The Vatican Museums are among the world’s most popular, featuring vast art collections, including masterpieces by Michelangelo and Raphael, and drawing more than six million visitors every year.
But one exhibit in Vatican City is garnering attention for the wrong reasons.
The Vatican’s Anima Mundi Ethnological Museum holds thousands of Indigenous artifacts that were taken from communities across Canada by Catholic missionaries a century ago.
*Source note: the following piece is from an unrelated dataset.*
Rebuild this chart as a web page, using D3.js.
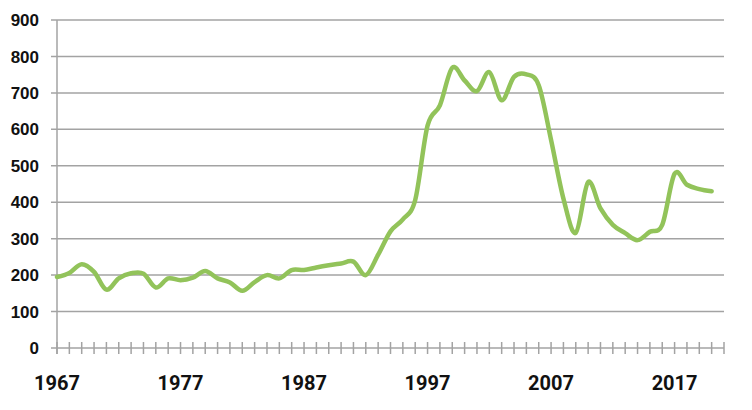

Indigenous Peoples have long called for the artifacts to be repatriated, and in 2022, Pope Francis pledged to finally return them to Canada.
But following his death in April and the election of Pope Leo XIV, Indigenous leaders now worry Pope Francis’s promise may die with him.
“It could just be swept under the rug,” said Gloria Bell, a Canadian art historian, author and assistant professor at McGill University, who has Metis ancestry. “These belongings were stolen from Indigenous communities.”
In 1924, Pope Pius XI called on Catholic missionaries around the world to collect Indigenous artifacts and bring them to the Vatican. The following year, the artifacts were put on display as part of the Vatican’s Missionary Exhibition, a landmark event that promoted residential schools and the Church’s missions across the globe, which attracted around one million pilgrims and visitors.
The artifacts have since become a permanent collection at the Vatican. Global News toured the Amina Munda exhibit with Bell, who was on a visit to Rome to deliver lectures and expand her research on the artifacts’ origins.
The wide range of rare and priceless artifacts include a seal skin kayak and a wampum belt. Most of the items are currently held in storage, but dozens are on display. The Vatican exhibit calls them “gifts.”